Western powers seek condemnation of Syria over sarin attacks
THE HAGUE-Agence France-Presse
Western countries pushed members of the global chemical weapons watchdog on July 7 to formally condemn Syria after a probe explicitly blamed Damascus for nerve gas attacks for the first time.
A report in April by a new investigations team at the Organisation for the Prohibition of Chemical Weapons (OPCW) found the Syrian air force used sarin gas and chlorine on the village of Lataminah in March 2017.
The team was set up in 2018 under Western pressure to identify the perpetrators of attacks.
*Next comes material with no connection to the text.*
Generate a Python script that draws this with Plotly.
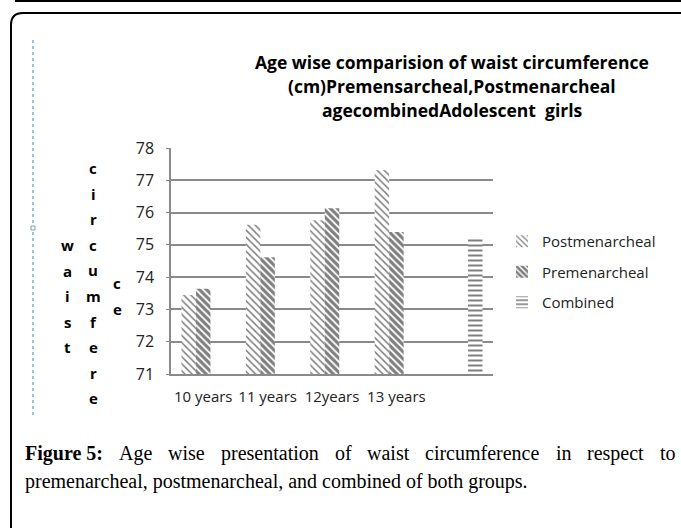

Previously the watchdog could only say whether attacks had been carried out, and not who was responsible.
France said the conclusions were "clear-cut" and called for the OPCW's executive council -- its decision-making body comprising 41 of its 193 member states -- to take action against Damascus for breaching the Chemical Weapons Convention.
"A broad group of states parties propose for the adoption by the council a draft decision that condemns the non-compliance of the Syrian regime with its obligations under the convention," French ambassador Luis Vassy told a meeting of the council.
Finland said the council decision would demand that Syria cease all use of chemical weapons, provide a "full declaration" of its weapons programme and cooperate fully with the OPCW.
"The draft decision has been the subject of extensive consultations among states parties, and we hope for broad support for its adoption," Finnish ambassador Paivi Kaukoranta said.
The OPCW report in April found that two Syrian fighter jets dropped bombs containing the nerve agent sarin on Lataminah and that a helicopter dropped a barrel bomb full of chlorine on the village.
Any condemnation by the OPCW's executive council could set up a bigger vote at the annual meeting of all member countries in November.
Damascus and Moscow have dismissed the probe's conclusions, alleged that chemical weapons attacks were faked, and accused Western powers of politicising the OPCW, which won the Nobel Peace Prize in 2013.
Syria has continued to deny the use of chemical weapons and insists it has handed over its weapons stockpiles under a 2013 agreement, prompted by a suspected sarin attack that killed 1,400 in the Damascus suburb of Ghouta.